Con la proposta, viene innanzitutto esteso l’elenco delle fattispecie da individuare quali reati in tutti gli Stati membri, tuttavia con una significativa differenza rispetto all’azione comune, la decisione quadro non chiede agli Stati membri di scegliere tra l’incriminazione e la deroga al principio di doppia incriminazione, ma impone agli Stati di prendere i necessari provvedimenti per punire i comportamenti indicati quali fattispecie penali. La proposta contiene inoltre misure atte a rendere più compatibili le norme applicabili negli Stati membri, attraverso soprattutto disposizioni in materia di estradizione e scambio di informazioni. Ovviamente, la decisione quadro proposta non intende interferire con alcuno degli obblighi che possono incombere sugli Stati membri a norma di altri strumenti internazionali: va in particolare garantito il rispetto dei diritti dell’uomo e delle libertà fondamentali, come la libertà d’espressione e la libertà di riunione e d’associazione, garantite dagli articoli 10 e 11 della Convenzione europea di salvaguardia dei diritti dell’uomo e delle libertà fondamentali. È dunque sempre indispensabile trovare un punto di equilibrio tra l’esercizio di tali libertà e la prevenzione di disordini o di azioni criminali.
La decisione quadro a oggi non è stata ancora adottata, nonostante le numerose sollecitazioni al riguardo. Da ultimo, con la risoluzione del 15 giugno 2006, sull’intensificarsi della violenza razzista e omofoba in Europa, il Parlamento europeo ha insistito sulla necessità di adottare un nuovo strumento normativo e ha inoltre esortato gli Stati ad applicare efficacemente le direttive antidiscriminazione citate.
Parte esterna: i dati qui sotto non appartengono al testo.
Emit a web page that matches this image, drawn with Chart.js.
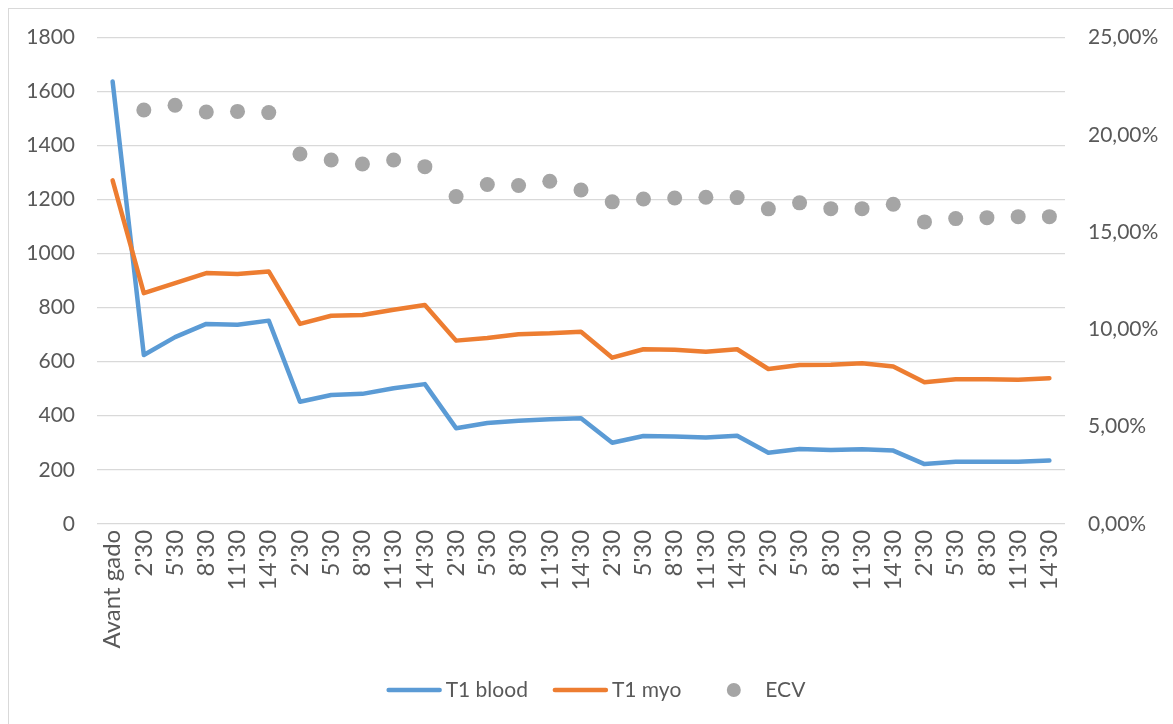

Rivolgendosi alla Commissione, poi, ha chiesto di procedere nei confronti di Stati membri inadempienti e di presentare entro metà 2007 proposte per nuovi strumenti legislativi che contemplino tutti i motivi di discriminazione elencati all’articolo 13 del Trattato CE ed abbiano lo stesso campo d’applicazione della direttiva 2000/43/CE. Ha infine invitato gli Stati membri a rafforzare le misure di diritto penale finalizzate al ravvicinamento delle pene contemplate per tali reati nei vari Stati dell’UE.
Conclusioni e prospettive
Un ulteriore aspetto importante da sottolineare riguarda il carattere per così dire “trasversale” della lotta all’intolleranza e alla discriminazione di natura razzista e la conseguente opportunità di affrontare tale questione nell’ambito di diverse politiche e Programmi comunitari. Da tempo questo profilo è stato messo in evidenza in ambito europeo ed è infatti divenuta significativa ed intensa l’attività di integrazione orizzontale (cosiddetto mainstreaming) dell’antirazzismo. Già nel 1995, in effetti, la Commissione aveva presentato una Comunicazione sul razzismo, xenofobia e antisemitismo che indicava le priorità per il contributo dell’Unione europea in materia di contrasto a tali fenomeni – COM (95) 653) –, sottolineando in particolare che diversi programmi e politiche comunitarie potevano contribuire positivamente alla lotta al razzismo, sia presentando la diversità sotto una luce positiva, sia creando condizioni favorevoli per la tolleranza e il rispetto in una società multiculturale.
Con la Comunicazione del 25 marzo 1998, relativa a un piano d’azione contro il razzismo – COM (1998) 183 –, la Commissione si è poi impegnata a promuovere l’integrazione orizzontale dell’antirazzismo in altre politiche comunitarie: si è dunque inteso non soltanto attuare specifiche misure nel settore, ma usare altresì tutte le azioni e le politiche per combattere il razzismo, tenendo innanzitutto in debito conto l’impatto che ciascuna può avere sul contrasto dell’intolleranza e della discriminazione fondata su ragioni di diversità razziale. I settori nei quali le istituzioni comunitarie hanno promosso il mainstreaming sono quelli dell’occupazione, delle relazioni esterne, nonché dei programmi che forniscono aiuti finanziari. Con riferimento a questi ultimi, l’elemento “antirazzismo” è stato integrato sia nei programmi che si rivolgono esplicitamente alla lotta alla discriminazione sia in quelli che perseguono obiettivi più generali connessi all’istruzione e alla ricerca (cfr. comunicazione della Commissione del 1° giugno 2001, COM(2001) 291, “Contributo alla conferenza mondiale contro il razzismo, la discriminazione razziale, la xenofobia e l’intolleranza ad esse connessa”).
La lotta al razzismo e alla xenofobia può dunque considerarsi ormai un obiettivo dell’Unione europea che trova applicazione in diversi campi di azione delle istituzioni comunitarie. L’intolleranza e la discriminazione su base razziale costituiscono, a ben vedere, fenomeni di origine antica che tuttavia tendono a riproporsi rinnovandosi nelle forme e utilizzando nuovi canali di comunicazione. Non a caso l’attenzione delle istituzioni europee si è correttamente rivolta anche ai nuovi mezzi di comunicazione, primo fra tutti internet (cfr., in particolare, la Dichiarazione del Consiglio e dei rappresentanti dei governi degli Stati membri riuniti in sede di Consiglio del 28 giugno 2001, relativa alla lotta al razzismo e alla xenofobia su internet mediante l’intensificazione delle iniziative rivolte ai giovani, in GUCE C 196 del 12/7/2001).